Meu blog é um exemplo de iniciativa nesse sentido, focado na Bíblia Hebraica. O que eu faço aqui nada mais é do que promover a alfabetização religiosa — iniciante, intermediária e avançada — de você, você mesmo que está aí do outro lado, o meu leitor. E espero que você passe isso adiante quando puder, de modo a contribuir para essa causa, de pensar as tradições religiosas e os textos sagrados de forma séria: academicamente rigorosa, com toda a honestidade intelectual e raciocínio crítico que isso requer, mas também ‘reverente’ na medida certa, por reconhecer o peso e o valor dessas tradições e textos em nossas vidas.
E note: nada disso depende de você ter uma religião específica ou de não seguir nenhuma. A questão não é você crer ou descrer, mas sim você ENTENDER e COMPREENDER o que está falando, caso queira realmente entrar nesse tipo de tópico. Até porque o maior problema nem é simplesmente não saber de algo — não temos como nos aprofundar em tudo — mas sim não saber de algo e ainda assim pretender que se sabe, ou não saber de algo e ainda assim querer contradizer quem realmente se especializou naquele saber.
“Até o tolo, quando se cala, é reputado por sábio; e o que cerra os seus lábios é tido por entendido.” (Provérbios 17:28)
Portanto, uma grande parte do problema da religião em nosso tempo é uma questão educacional e cultural. Educacional, na medida em que o saber religioso efetivo precisa ser tornado mais acessível para a população em geral. Cultural, na medida em que é necessário disputar o que é um ‘entendido em religião’ dentro do atual imaginário cultural.
Muitas pessoas dispersas já estão fazendo esse tipo de trabalho (ou algo nessa direção) no contexto de discussões específicas, incluindo uma iniciativa da Universidade de Harvard dedicada a essa empreitada. Talvez no futuro esses esforços poderiam ser representados de forma pública mais ostensiva em algum tipo de organização, algo como uma “Sociedade para a Promoção da Alfabetização Religiosa” ou “Instituto Instrução Religiosa”, cujo objetivo fosse promover uma compreensão mais refinada das mais diversas tradições religiosas e de seus textos sagrados, mas como bem sabemos esse tipo de colaboração organizacional em larga escala é algo difícil de gerenciar.

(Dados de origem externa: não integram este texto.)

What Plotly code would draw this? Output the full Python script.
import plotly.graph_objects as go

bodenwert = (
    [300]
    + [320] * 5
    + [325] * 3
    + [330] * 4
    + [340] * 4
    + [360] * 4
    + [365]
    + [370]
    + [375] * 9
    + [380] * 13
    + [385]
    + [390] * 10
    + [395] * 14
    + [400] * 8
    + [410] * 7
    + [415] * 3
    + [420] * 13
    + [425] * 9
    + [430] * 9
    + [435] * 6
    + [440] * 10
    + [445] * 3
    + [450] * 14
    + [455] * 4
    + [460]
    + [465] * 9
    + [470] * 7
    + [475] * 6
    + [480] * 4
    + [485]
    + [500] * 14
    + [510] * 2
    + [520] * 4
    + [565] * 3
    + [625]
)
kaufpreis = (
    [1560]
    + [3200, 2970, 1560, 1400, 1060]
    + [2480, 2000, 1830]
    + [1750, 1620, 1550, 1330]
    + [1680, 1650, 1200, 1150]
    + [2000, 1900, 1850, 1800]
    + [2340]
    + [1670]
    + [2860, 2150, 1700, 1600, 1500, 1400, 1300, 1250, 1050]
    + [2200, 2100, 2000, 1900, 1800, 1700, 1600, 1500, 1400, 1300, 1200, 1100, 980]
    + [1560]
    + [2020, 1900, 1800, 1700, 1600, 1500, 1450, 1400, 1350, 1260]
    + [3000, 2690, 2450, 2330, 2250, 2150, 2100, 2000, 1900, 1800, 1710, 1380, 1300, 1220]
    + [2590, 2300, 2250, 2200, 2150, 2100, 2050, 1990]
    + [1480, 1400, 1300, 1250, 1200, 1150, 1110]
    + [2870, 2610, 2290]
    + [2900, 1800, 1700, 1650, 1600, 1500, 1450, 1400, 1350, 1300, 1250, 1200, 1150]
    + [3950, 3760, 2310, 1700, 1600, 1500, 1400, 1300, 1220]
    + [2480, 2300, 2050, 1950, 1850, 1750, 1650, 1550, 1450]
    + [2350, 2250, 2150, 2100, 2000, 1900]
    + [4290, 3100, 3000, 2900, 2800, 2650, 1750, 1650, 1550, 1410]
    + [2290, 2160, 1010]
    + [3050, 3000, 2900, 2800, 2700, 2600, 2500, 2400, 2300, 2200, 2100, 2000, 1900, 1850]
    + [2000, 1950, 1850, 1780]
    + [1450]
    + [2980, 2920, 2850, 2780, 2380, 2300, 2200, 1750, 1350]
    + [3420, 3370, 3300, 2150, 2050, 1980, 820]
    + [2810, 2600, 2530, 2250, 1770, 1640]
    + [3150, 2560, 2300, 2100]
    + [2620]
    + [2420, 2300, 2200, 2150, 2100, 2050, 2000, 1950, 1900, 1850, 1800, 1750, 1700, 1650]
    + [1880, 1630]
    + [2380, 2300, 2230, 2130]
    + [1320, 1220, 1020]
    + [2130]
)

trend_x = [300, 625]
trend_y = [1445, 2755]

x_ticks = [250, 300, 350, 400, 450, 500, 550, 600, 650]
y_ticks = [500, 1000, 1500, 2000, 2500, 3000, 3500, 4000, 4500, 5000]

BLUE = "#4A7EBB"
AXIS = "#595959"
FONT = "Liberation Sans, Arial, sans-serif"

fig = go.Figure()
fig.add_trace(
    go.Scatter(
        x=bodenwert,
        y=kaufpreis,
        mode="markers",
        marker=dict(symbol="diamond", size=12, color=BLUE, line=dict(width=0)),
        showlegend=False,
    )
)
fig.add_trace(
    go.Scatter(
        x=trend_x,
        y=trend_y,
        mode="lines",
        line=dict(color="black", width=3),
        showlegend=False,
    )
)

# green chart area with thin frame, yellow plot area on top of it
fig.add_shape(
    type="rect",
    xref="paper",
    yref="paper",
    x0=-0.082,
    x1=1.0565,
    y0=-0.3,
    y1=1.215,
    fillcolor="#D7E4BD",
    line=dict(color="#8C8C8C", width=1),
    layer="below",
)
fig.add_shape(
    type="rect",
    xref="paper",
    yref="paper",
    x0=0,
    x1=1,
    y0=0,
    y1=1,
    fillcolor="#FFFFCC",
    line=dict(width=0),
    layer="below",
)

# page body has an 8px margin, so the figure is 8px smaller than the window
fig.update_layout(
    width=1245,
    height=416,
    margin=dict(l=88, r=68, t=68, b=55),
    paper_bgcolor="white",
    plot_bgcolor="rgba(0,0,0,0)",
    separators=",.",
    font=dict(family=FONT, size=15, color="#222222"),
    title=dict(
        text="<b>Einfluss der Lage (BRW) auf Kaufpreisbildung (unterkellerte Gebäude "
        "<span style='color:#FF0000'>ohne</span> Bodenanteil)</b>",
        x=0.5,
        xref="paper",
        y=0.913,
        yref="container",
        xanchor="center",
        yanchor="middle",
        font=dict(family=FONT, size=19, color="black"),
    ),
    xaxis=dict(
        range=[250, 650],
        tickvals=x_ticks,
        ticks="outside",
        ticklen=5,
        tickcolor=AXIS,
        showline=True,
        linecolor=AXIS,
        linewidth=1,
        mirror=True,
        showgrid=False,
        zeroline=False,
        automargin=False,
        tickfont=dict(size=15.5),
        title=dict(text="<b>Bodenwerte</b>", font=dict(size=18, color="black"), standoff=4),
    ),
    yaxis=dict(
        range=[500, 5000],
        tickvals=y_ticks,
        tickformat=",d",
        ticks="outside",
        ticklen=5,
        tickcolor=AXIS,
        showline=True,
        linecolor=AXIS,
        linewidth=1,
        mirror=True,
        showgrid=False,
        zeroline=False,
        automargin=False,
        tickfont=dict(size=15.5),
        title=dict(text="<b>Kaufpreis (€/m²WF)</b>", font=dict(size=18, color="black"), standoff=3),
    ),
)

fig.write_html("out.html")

Fora isso, penso que o engajamento pessoal com alguma tradição religiosa já existente por parte de pessoas ‘alfabetizadas’ (no sentido de alfabetização religiosa) também é de grande valor, mas esse é um passo extra que é de natureza muito pessoal. Aqui no blog não escondo meu engajamento com o judaísmo (minha tradição religiosa específica), mas em nenhum momento busco ‘converter’ ninguém ao judaísmo. Meu objetivo não é apologético nem proselitista, mas sim de esclarecimento e conscientização. Só que quando você realmente entende religião a sério, é bem possível que você acabe (re)descobrindo seu valor prático e peso existencial em todo o seu fascínio.